The former COO of Pinterest is suing the company for gender discrimination. Françoise Brougher says she was paid less than her male peers, repeatedly left out of important meetings, and given gendered feedback, according to her legal complaint. She was fired after speaking out about these concerns, the lawsuit says.

Brougher, who previously worked as the Global Business Lead at Square and as a VP on the advertising team at Google, according to her LinkedIn, learned of the salary inequalities when Pinterest was preparing to go public in 2019. She made less than her male peers, and her equity vested at a slower rate. After bringing this to the attention of Pinterest CEO Ben Silbermann, she still had to fight to be fairly compensated. The news was first reported by The New York Times.

Brougher also says she was excluded from board meetings after the IPO — a situation that might not have been unusual, except that other members of her team were asked to attend. “When you are brought in as a No. 2, you are expected to advise the CEO,” she told the New York Times in an interview. “But when you are not in the meeting where the decisions are made and don’t have the context, it makes your job harder.”

When Brougher was able to attend board meetings, which happened when she first joined the company, she noticed the board members rarely pushed back, according to her 4,400-word blog post on Medium. “Invariably, the board would be cordial, nodding their heads at my proposals and rarely asking difficult questions. This was not something I was used to,” she wrote.
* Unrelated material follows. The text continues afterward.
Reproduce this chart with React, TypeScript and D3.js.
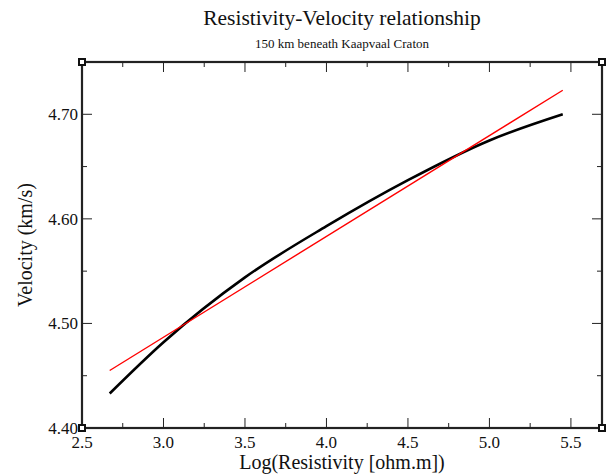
import React from "react";
import * as d3 from "d3";

const blackX = [2.67, 3.0, 3.5, 4.0, 4.5, 5.0, 5.45];
const blackY = [4.433, 4.482, 4.544, 4.593, 4.637, 4.675, 4.7];
const redX = [2.67, 5.45];
const redY = [4.455, 4.723];
const xMajor = [2.5, 3.0, 3.5, 4.0, 4.5, 5.0, 5.5];
const xMinor = [2.75, 3.25, 3.75, 4.25, 4.75, 5.25];
const yMajor = [4.4, 4.5, 4.6, 4.7];
const yMinor = [4.45, 4.55, 4.65];

const W = 608;
const H = 476;
const L = 82, R = 602, T = 62, B = 428;
const FONT = "'Liberation Serif', 'DejaVu Serif', serif";

export default function App() {
  const x = d3.scaleLinear().domain([2.5, 5.7]).range([L, 603.5]);
  const y = d3.scaleLinear().domain([4.4, 4.75]).range([B, T]);
  const line = d3
    .line<[number, number]>()
    .x((d) => x(d[0]))
    .y((d) => y(d[1]))
    .curve(d3.curveMonotoneX);
  const black: [number, number][] = blackX.map((v, i) => [v, blackY[i]]);
  const red: [number, number][] = redX.map((v, i) => [v, redY[i]]);
  const frame = "#222";
  const corners = [
    [L, T],
    [R, T],
    [L, B],
    [R, B],
  ];
  return (
    <svg
      width={W}
      height={H}
      style={{ position: "absolute", left: 0, top: 0, display: "block", background: "#fff" }}
      fontFamily={FONT}
    >
      <text x={342} y={25} fontSize={21.5} textAnchor="middle" fill="#111">
        Resistivity-Velocity relationship
      </text>
      <text x={342} y={48} fontSize={13} textAnchor="middle" fill="#111">
        150 km beneath Kaapvaal Craton
      </text>

      {xMajor.map((v) => (
        <g key={"xM" + v}>
          <line x1={x(v)} x2={x(v)} y1={B} y2={B - 10} stroke={frame} strokeWidth={1} />
          <line x1={x(v)} x2={x(v)} y1={T} y2={T + 10} stroke={frame} strokeWidth={1} />
          <text x={x(v)} y={448} fontSize={17} textAnchor="middle" fill="#111">
            {v.toFixed(1)}
          </text>
        </g>
      ))}
      {xMinor.map((v) => (
        <g key={"xm" + v}>
          <line x1={x(v)} x2={x(v)} y1={B} y2={B - 5} stroke={frame} strokeWidth={1} />
          <line x1={x(v)} x2={x(v)} y1={T} y2={T + 5} stroke={frame} strokeWidth={1} />
        </g>
      ))}
      {yMajor.map((v) => (
        <g key={"yM" + v}>
          <line x1={L} x2={L + 10} y1={y(v)} y2={y(v)} stroke={frame} strokeWidth={1} />
          <line x1={R} x2={R - 10} y1={y(v)} y2={y(v)} stroke={frame} strokeWidth={1} />
          <text x={78} y={y(v) + 6} fontSize={17} textAnchor="end" fill="#111">
            {v.toFixed(2)}
          </text>
        </g>
      ))}
      {yMinor.map((v) => (
        <g key={"ym" + v}>
          <line x1={L} x2={L + 5} y1={y(v)} y2={y(v)} stroke={frame} strokeWidth={1} />
          <line x1={R} x2={R - 5} y1={y(v)} y2={y(v)} stroke={frame} strokeWidth={1} />
        </g>
      ))}

      <path d={line(black) || ""} fill="none" stroke="#000" strokeWidth={2.6} />
      <path d={line(red) || ""} fill="none" stroke="#ff0000" strokeWidth={1.4} />

      <rect x={L} y={T} width={R - L} height={B - T} fill="none" stroke={frame} strokeWidth={2.2} />
      {corners.map(([cx, cy], i) => (
        <rect
          key={"c" + i}
          x={cx - 3}
          y={cy - 3}
          width={6}
          height={6}
          fill="#fff"
          stroke="#111"
          strokeWidth={2}
        />
      ))}

      <text x={342} y={469} fontSize={20} textAnchor="middle" fill="#111">
        Log(Resistivity [ohm.m])
      </text>
      <text
        transform={`translate(32, ${(T + B) / 2}) rotate(-90)`}
        fontSize={20}
        textAnchor="middle"
        fill="#111"
      >
        Velocity (km/s)
      </text>
    </svg>
  );
}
When she asked Silbermann about why the board didn’t challenge them, she says he responded “I chose them.”

Brougher wrote that the management team at Pinterest was “riven by backstabbing and gossip.” She remembers one colleague saying “the only way we get things done here is hiding things.”

The behavior flew in the face of Pinterest’s values which, in early 2019, came to include “care with candor.” In reality, Brougher writes, “saying what you really thought was still dangerous at Pinterest.”

Brougher’s lawsuit also lays out alleged discrimination on the part of chief financial officer Todd Morgenfeld. According to the complaint, Morgenfeld asked Brougher “what is your job anyway?” in front of their colleagues in January 2020. Morgenfeld also gave Brougher a performance review that “demeaned Ms. Brougher’s many significant accomplishments as COO,” the lawsuit says.

When Brougher raised her concerns about this treatment to Silbermann, he suggested she approach the situation with curiosity and compared the situation to “an old couple fighting over who would make coffee.” In April, she was fired.

Brougher’s complaint follows criticism of the company from two Black employees who spoke out about mistreatment on Twitter. Ifeoma Ozoma and Aerica Shimizu Banks, who worked on Pinterest’s public policy team and helped lead some of the company’s lauded initiatives against health misinformation and racist content, say they were underpaid and subject to racist comments from their manager, according to The Washington Post. Both women also say they were retaliated against after coming forward about their mistreatment.

The new lawsuit is the most high-profile gender discrimination suit in Silicon Valley since Ellen Pao took the investment firm Kleiner Perkins Caufield & Byers to court in 2012. Brougher is being represented by the same law firm that represented Pao: Rudy, Exelrod, Zieff & Lowe.

Pinterest did not immediately respond to a request for comment.

Update, 8:29PM ET: This story was updated to include information from Brougher’s blog post on Medium.